Les fourberies de l'escarpin
Chère Madame Royal,
Qu'il est bon de vous entendre renouveler le débat politique. Finies les discussion sans fin sur le chômage ou l'environnement, alors que tout le monde sait bien que l'Etat ne peut rien y faire. Enfin, on parle des problèmes des vrais gens comme moi. A ce titre, je rencontre, dans ma vie quotidienne, une discrimination que vous ne manquerez pas d'abattre dès votre élection. Je chausse du 48 et demi.
Ce fait de la nature, contre lequel je ne peux rien, m'expose à deux quolibets fréquents mais toujours douloureux dès que j'entre chez un maître bottier.
D'abord, dès que le vendeur s'approche, alors qu'il vient à peine de prononcer la phrase sempiternelle mais bienveillante "je peux vous aider ?", mes lèvres tremblent, la honte paralyse ma langue et de ma bouche sort une phrase piteuse, cachée par mes yeux baissés : "vous avez du 48 ?". S'en suivent, au choix du tortionnaire, un franc ricanement, un sourire amusé, ou ce pétillement dans les yeux propres aux enfants que l'on promène près de la galerie des monstres dans les fêtes foraines. Une réponse négative tombe, invariablement.
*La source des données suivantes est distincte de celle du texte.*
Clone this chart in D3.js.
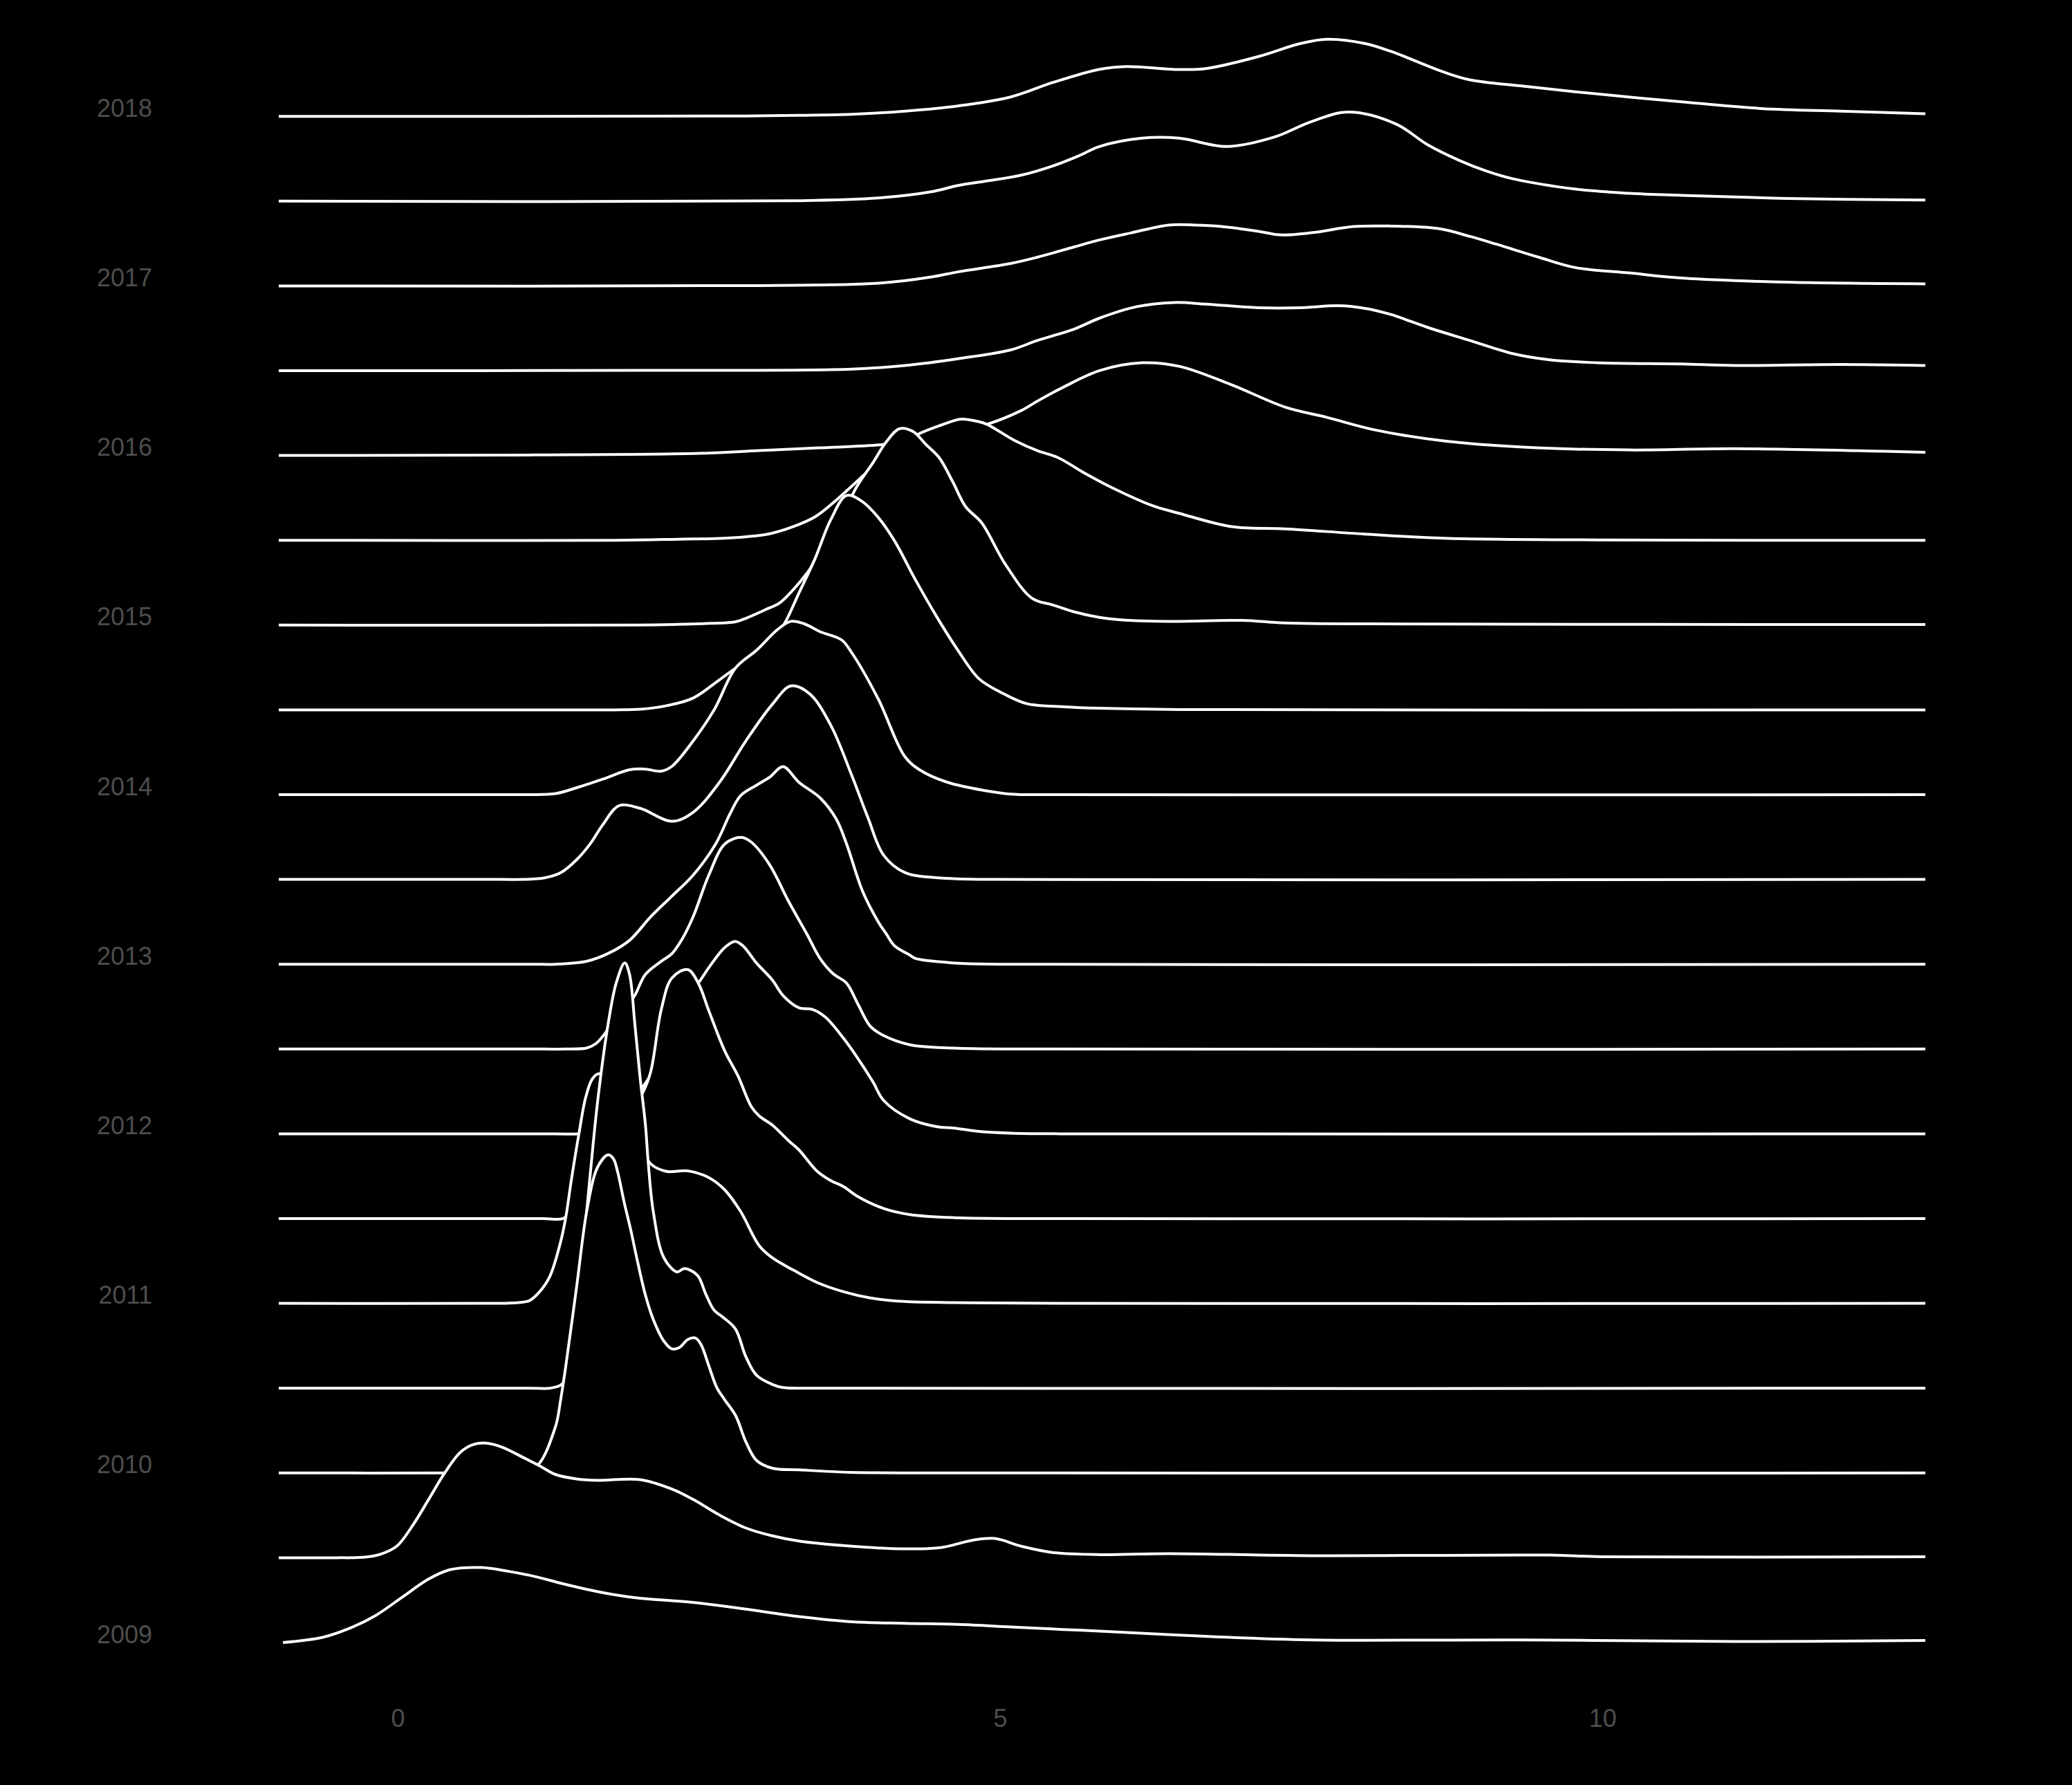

Vous me direz, en fine connaisseuse de la réalité de notre vie, qu'il existe des magasins spécialisés où l'on accueille les "gens comme moi". Voilà bien une solution que ce ghetto moderne dans lequel on nous enferme ! Entre gens difformes, donc, nous pouvons nous retrouver. Mais ne croyez pas que ces lieux clos permettent de trouver une solution à mon problème.
En effet, même dans une botterie spécialisée, il est fréquent que mes orteils soient à l'étroit dans le modèle 48 et qu'ils flottent dans le 49. La diversité des pointures permise par l'heureuse mondialisation ne change rien à l'affaire : l'américain 13 m'est trop petit, quand le 14 est trop large. A part les charentaises de l'auguste région aux destinées de laquelle vous présidez, aucun soulier ne convient à mon pied.
Comme il ne sert à rien de se plaindre sans proposer une solution, je vous soumets, en tant que citoyen-expert, un projet de réforme efficace. Issu tout droit du pragmatisme dont vous êtes l'incarnation, le principe est le suivant : moduler les cotisations sociales payées par les chefs d'entreprise des magasins de chaussure en fonction de la quantité de pointures discriminées qu'ils détiennent en stock. On peut même aller jusqu'à une exonération totale de cotisations lorsque la proportion de paires inférieures au 32 pour les hommes et 30 pour les femmes, et supérieures au 47 pour les hommes et 45 pour les femmes est de 26% ou plus. Pourquoi 26% ? C'est un peu compliqué et je suis un citoyen-expert, donc je ne veux pas ennuyer mes concitoyens avec des détails techniques.
Mesure plus révolutionnaire encore, le crédit d'impôt sur les sociétés lorsque lesdits magasins disposent de plus de 34% de mocassins demi-pointures, afin d'adapter l'offre à la demande. Après tout, être de gauche, c'est combattre les discriminations par une régulation de l'économie de marché, non ? Voilà, vous en conviendrez, une mesure plus sociale que les sandales de plage de Nicolas Sarkozy.